Turks, while acknowledging that many Armenians died in 1915-17,
have always denied the genocide, despite widely reported evidence of
massacres (right).
The issue has just burst into a major international row – and possibly
worse – between Turkey and its Nato ally, the United States, because
Congress has tabled a bill demanding that Turkey officially recognise
the fact of the genocide.
Turkey’s newly elected president, Abdullah Gul, is threatening
‘serious consequences’ – including cancelling arms deals and closing
the air base at Incirlik, vital to US military manoeuvres in northern
Iraq. This comes on top of Turkey’s ongoing threat to invade Kurdish
Iraq to sort out PKK terrorists.
Ankara has gone some way to admit that Armenians, once one of the
two favoured Christian minorities, the milyets, under the Ottoman
Empire, died as the Russians advanced. They perished of starvation
and thirst. But the government in Istanbul had accused the Armenian
nationalists of forming guerrilla groups to aid the Russians.

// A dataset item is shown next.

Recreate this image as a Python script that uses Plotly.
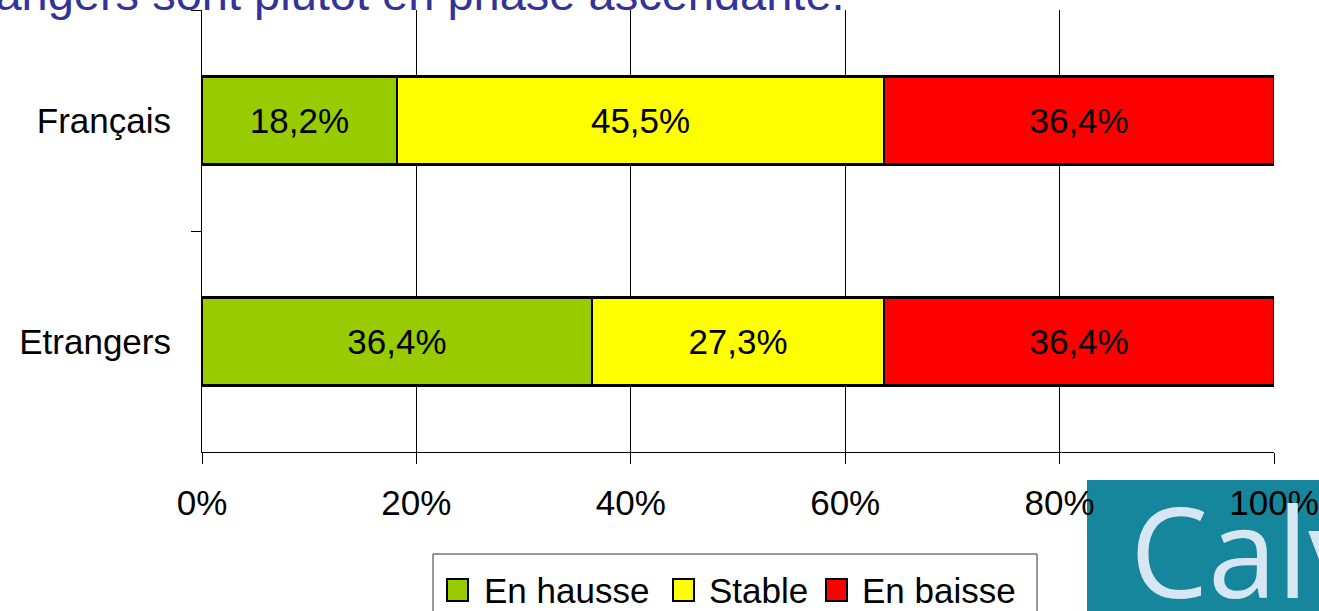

However, many eyewitnesses – including Gertrude Bell, the English
Arabist who helped set up modern Iraq – reported Armenian prisoners
and refugees being butchered.
Armenians are one of the most successful exile groups in the world
today, with a powerful presence in California, Europe, Lebanon,
Jerusalem and now with their own state of Armenia in the Caucasus.
An attempt to vandalise the Wikipedia entry on the Armenian massacres
gives clear evidence of the institutionalised Turkish resentment.